### THE EXERCISE:
Your task is to repeat the lines below exactly, excluding any pictures they contain.

### PROVIDED ENTRIES:
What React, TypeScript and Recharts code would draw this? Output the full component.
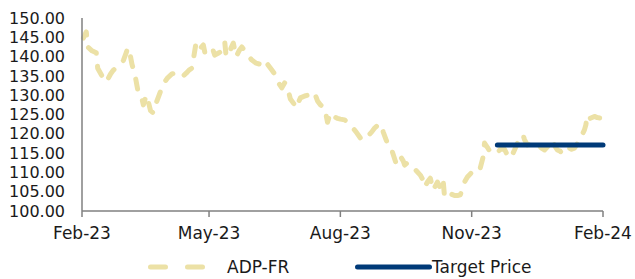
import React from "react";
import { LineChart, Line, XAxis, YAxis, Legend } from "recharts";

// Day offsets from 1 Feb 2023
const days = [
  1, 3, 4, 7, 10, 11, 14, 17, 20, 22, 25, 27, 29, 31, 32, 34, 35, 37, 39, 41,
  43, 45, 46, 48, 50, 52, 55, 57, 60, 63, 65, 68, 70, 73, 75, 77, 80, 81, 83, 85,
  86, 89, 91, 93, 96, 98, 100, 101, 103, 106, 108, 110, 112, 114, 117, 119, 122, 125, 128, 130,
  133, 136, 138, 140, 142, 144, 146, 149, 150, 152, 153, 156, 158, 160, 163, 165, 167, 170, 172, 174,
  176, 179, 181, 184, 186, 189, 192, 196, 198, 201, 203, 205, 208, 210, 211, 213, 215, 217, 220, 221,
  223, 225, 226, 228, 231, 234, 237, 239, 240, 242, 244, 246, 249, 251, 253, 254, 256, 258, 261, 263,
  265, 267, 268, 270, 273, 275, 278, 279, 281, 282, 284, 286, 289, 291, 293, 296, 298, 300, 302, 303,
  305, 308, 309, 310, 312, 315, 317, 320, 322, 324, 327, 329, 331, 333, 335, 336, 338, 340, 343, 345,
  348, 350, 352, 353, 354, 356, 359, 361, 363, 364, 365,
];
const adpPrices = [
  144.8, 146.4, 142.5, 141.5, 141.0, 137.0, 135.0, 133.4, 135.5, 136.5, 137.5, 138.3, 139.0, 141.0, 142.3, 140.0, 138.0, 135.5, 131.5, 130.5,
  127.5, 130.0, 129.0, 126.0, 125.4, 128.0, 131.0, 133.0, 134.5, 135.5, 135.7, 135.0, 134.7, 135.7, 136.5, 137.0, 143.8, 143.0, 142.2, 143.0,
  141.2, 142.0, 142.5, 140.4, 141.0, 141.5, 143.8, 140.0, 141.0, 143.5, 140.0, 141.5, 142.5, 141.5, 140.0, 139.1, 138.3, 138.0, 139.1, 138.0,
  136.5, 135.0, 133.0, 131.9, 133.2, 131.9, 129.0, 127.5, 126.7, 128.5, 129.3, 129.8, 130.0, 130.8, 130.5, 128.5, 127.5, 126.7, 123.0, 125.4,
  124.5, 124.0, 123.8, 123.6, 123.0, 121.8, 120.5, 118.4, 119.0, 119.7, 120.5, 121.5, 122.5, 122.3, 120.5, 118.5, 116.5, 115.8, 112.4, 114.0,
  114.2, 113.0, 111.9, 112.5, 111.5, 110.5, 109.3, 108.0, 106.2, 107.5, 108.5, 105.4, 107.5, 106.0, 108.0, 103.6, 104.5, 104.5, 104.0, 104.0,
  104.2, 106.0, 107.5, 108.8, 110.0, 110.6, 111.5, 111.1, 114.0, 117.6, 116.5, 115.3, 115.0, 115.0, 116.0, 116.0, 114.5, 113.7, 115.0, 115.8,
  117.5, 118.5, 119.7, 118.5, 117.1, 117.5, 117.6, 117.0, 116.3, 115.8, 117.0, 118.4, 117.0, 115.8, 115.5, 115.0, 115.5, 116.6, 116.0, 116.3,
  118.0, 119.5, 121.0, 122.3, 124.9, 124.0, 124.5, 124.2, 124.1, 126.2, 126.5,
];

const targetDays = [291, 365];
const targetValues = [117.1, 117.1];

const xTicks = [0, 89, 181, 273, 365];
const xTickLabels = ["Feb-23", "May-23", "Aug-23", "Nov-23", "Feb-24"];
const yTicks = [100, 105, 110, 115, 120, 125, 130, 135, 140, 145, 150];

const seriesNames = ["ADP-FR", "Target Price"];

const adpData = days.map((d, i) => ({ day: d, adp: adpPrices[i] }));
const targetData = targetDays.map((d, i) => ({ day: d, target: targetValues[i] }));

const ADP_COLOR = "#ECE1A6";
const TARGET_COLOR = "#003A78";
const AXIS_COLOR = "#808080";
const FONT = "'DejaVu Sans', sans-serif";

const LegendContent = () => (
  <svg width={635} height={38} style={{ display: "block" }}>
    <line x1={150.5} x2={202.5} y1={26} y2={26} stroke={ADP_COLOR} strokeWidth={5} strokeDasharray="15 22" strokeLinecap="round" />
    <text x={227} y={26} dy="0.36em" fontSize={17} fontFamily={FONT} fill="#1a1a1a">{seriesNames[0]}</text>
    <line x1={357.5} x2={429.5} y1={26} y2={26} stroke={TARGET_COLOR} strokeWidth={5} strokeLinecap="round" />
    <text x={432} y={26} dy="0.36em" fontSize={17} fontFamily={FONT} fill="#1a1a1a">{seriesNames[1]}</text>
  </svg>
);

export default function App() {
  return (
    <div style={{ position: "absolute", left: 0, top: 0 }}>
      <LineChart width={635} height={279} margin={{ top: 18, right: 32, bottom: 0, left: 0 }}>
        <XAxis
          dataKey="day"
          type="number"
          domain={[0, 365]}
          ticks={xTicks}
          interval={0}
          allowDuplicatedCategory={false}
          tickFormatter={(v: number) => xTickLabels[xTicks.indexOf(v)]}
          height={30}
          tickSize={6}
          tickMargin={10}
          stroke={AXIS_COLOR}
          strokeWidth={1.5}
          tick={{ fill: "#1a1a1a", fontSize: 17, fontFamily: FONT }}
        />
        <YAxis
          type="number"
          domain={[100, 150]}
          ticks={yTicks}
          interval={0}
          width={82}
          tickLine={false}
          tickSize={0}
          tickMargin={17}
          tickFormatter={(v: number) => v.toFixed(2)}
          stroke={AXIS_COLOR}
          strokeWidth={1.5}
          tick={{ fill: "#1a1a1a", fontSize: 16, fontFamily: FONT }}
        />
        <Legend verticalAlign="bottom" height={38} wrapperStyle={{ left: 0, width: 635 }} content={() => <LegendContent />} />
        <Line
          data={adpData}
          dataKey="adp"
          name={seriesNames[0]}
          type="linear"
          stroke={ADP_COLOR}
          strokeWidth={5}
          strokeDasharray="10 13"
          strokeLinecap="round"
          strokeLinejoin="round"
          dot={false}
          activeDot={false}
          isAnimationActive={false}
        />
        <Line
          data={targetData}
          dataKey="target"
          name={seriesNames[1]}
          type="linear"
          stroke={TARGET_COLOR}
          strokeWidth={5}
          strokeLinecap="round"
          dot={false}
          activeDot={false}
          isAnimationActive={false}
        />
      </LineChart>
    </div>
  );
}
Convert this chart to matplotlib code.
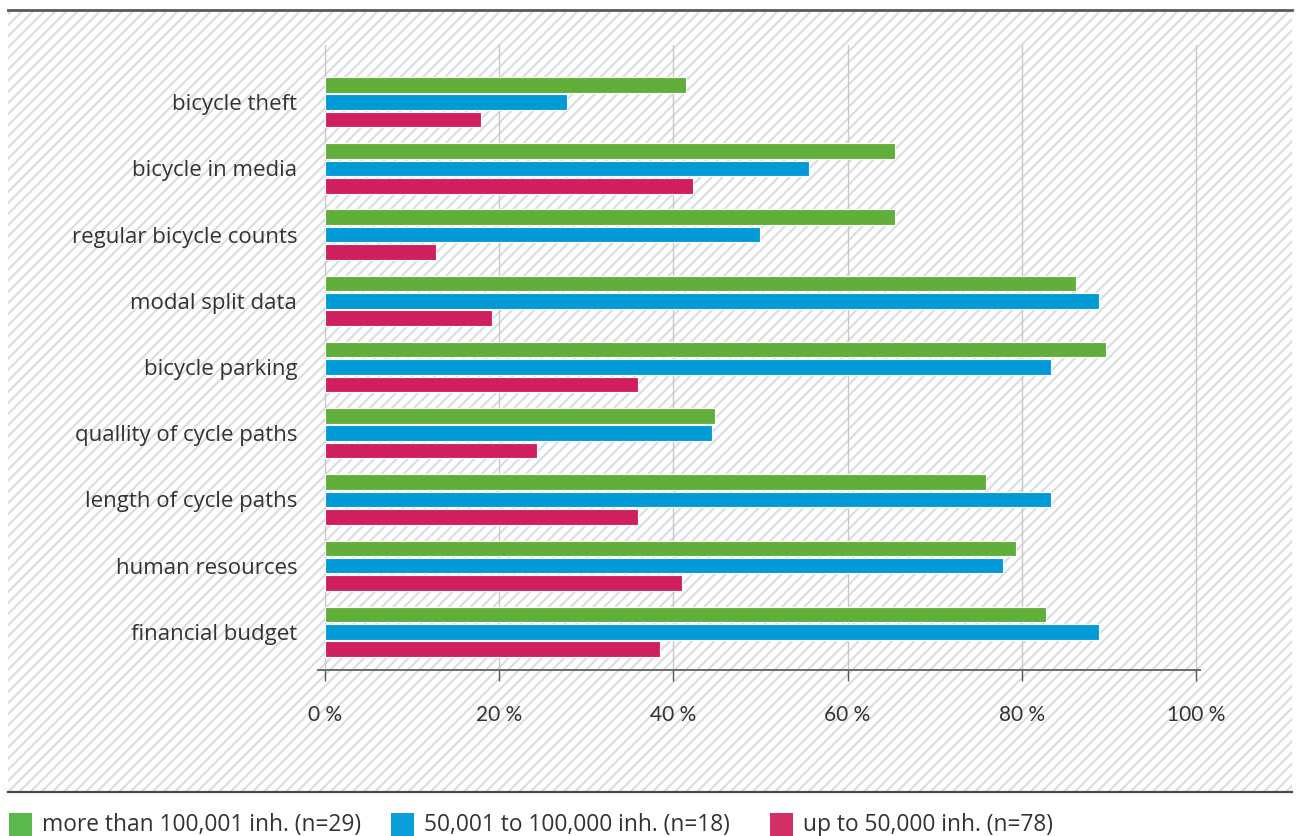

### ANSWER TO THIS TASK:
What React, TypeScript and Recharts code would draw this? Output the full component.
import React from "react";
import { LineChart, Line, XAxis, YAxis, Legend } from "recharts";

// Day offsets from 1 Feb 2023
const days = [
  1, 3, 4, 7, 10, 11, 14, 17, 20, 22, 25, 27, 29, 31, 32, 34, 35, 37, 39, 41,
  43, 45, 46, 48, 50, 52, 55, 57, 60, 63, 65, 68, 70, 73, 75, 77, 80, 81, 83, 85,
  86, 89, 91, 93, 96, 98, 100, 101, 103, 106, 108, 110, 112, 114, 117, 119, 122, 125, 128, 130,
  133, 136, 138, 140, 142, 144, 146, 149, 150, 152, 153, 156, 158, 160, 163, 165, 167, 170, 172, 174,
  176, 179, 181, 184, 186, 189, 192, 196, 198, 201, 203, 205, 208, 210, 211, 213, 215, 217, 220, 221,
  223, 225, 226, 228, 231, 234, 237, 239, 240, 242, 244, 246, 249, 251, 253, 254, 256, 258, 261, 263,
  265, 267, 268, 270, 273, 275, 278, 279, 281, 282, 284, 286, 289, 291, 293, 296, 298, 300, 302, 303,
  305, 308, 309, 310, 312, 315, 317, 320, 322, 324, 327, 329, 331, 333, 335, 336, 338, 340, 343, 345,
  348, 350, 352, 353, 354, 356, 359, 361, 363, 364, 365,
];
const adpPrices = [
  144.8, 146.4, 142.5, 141.5, 141.0, 137.0, 135.0, 133.4, 135.5, 136.5, 137.5, 138.3, 139.0, 141.0, 142.3, 140.0, 138.0, 135.5, 131.5, 130.5,
  127.5, 130.0, 129.0, 126.0, 125.4, 128.0, 131.0, 133.0, 134.5, 135.5, 135.7, 135.0, 134.7, 135.7, 136.5, 137.0, 143.8, 143.0, 142.2, 143.0,
  141.2, 142.0, 142.5, 140.4, 141.0, 141.5, 143.8, 140.0, 141.0, 143.5, 140.0, 141.5, 142.5, 141.5, 140.0, 139.1, 138.3, 138.0, 139.1, 138.0,
  136.5, 135.0, 133.0, 131.9, 133.2, 131.9, 129.0, 127.5, 126.7, 128.5, 129.3, 129.8, 130.0, 130.8, 130.5, 128.5, 127.5, 126.7, 123.0, 125.4,
  124.5, 124.0, 123.8, 123.6, 123.0, 121.8, 120.5, 118.4, 119.0, 119.7, 120.5, 121.5, 122.5, 122.3, 120.5, 118.5, 116.5, 115.8, 112.4, 114.0,
  114.2, 113.0, 111.9, 112.5, 111.5, 110.5, 109.3, 108.0, 106.2, 107.5, 108.5, 105.4, 107.5, 106.0, 108.0, 103.6, 104.5, 104.5, 104.0, 104.0,
  104.2, 106.0, 107.5, 108.8, 110.0, 110.6, 111.5, 111.1, 114.0, 117.6, 116.5, 115.3, 115.0, 115.0, 116.0, 116.0, 114.5, 113.7, 115.0, 115.8,
  117.5, 118.5, 119.7, 118.5, 117.1, 117.5, 117.6, 117.0, 116.3, 115.8, 117.0, 118.4, 117.0, 115.8, 115.5, 115.0, 115.5, 116.6, 116.0, 116.3,
  118.0, 119.5, 121.0, 122.3, 124.9, 124.0, 124.5, 124.2, 124.1, 126.2, 126.5,
];

const targetDays = [291, 365];
const targetValues = [117.1, 117.1];

const xTicks = [0, 89, 181, 273, 365];
const xTickLabels = ["Feb-23", "May-23", "Aug-23", "Nov-23", "Feb-24"];
const yTicks = [100, 105, 110, 115, 120, 125, 130, 135, 140, 145, 150];

const seriesNames = ["ADP-FR", "Target Price"];

const adpData = days.map((d, i) => ({ day: d, adp: adpPrices[i] }));
const targetData = targetDays.map((d, i) => ({ day: d, target: targetValues[i] }));

const ADP_COLOR = "#ECE1A6";
const TARGET_COLOR = "#003A78";
const AXIS_COLOR = "#808080";
const FONT = "'DejaVu Sans', sans-serif";

const LegendContent = () => (
  <svg width={635} height={38} style={{ display: "block" }}>
    <line x1={150.5} x2={202.5} y1={26} y2={26} stroke={ADP_COLOR} strokeWidth={5} strokeDasharray="15 22" strokeLinecap="round" />
    <text x={227} y={26} dy="0.36em" fontSize={17} fontFamily={FONT} fill="#1a1a1a">{seriesNames[0]}</text>
    <line x1={357.5} x2={429.5} y1={26} y2={26} stroke={TARGET_COLOR} strokeWidth={5} strokeLinecap="round" />
    <text x={432} y={26} dy="0.36em" fontSize={17} fontFamily={FONT} fill="#1a1a1a">{seriesNames[1]}</text>
  </svg>
);

export default function App() {
  return (
    <div style={{ position: "absolute", left: 0, top: 0 }}>
      <LineChart width={635} height={279} margin={{ top: 18, right: 32, bottom: 0, left: 0 }}>
        <XAxis
          dataKey="day"
          type="number"
          domain={[0, 365]}
          ticks={xTicks}
          interval={0}
          allowDuplicatedCategory={false}
          tickFormatter={(v: number) => xTickLabels[xTicks.indexOf(v)]}
          height={30}
          tickSize={6}
          tickMargin={10}
          stroke={AXIS_COLOR}
          strokeWidth={1.5}
          tick={{ fill: "#1a1a1a", fontSize: 17, fontFamily: FONT }}
        />
        <YAxis
          type="number"
          domain={[100, 150]}
          ticks={yTicks}
          interval={0}
          width={82}
          tickLine={false}
          tickSize={0}
          tickMargin={17}
          tickFormatter={(v: number) => v.toFixed(2)}
          stroke={AXIS_COLOR}
          strokeWidth={1.5}
          tick={{ fill: "#1a1a1a", fontSize: 16, fontFamily: FONT }}
        />
        <Legend verticalAlign="bottom" height={38} wrapperStyle={{ left: 0, width: 635 }} content={() => <LegendContent />} />
        <Line
          data={adpData}
          dataKey="adp"
          name={seriesNames[0]}
          type="linear"
          stroke={ADP_COLOR}
          strokeWidth={5}
          strokeDasharray="10 13"
          strokeLinecap="round"
          strokeLinejoin="round"
          dot={false}
          activeDot={false}
          isAnimationActive={false}
        />
        <Line
          data={targetData}
          dataKey="target"
          name={seriesNames[1]}
          type="linear"
          stroke={TARGET_COLOR}
          strokeWidth={5}
          strokeLinecap="round"
          dot={false}
          activeDot={false}
          isAnimationActive={false}
        />
      </LineChart>
    </div>
  );
}
Convert this chart to matplotlib code.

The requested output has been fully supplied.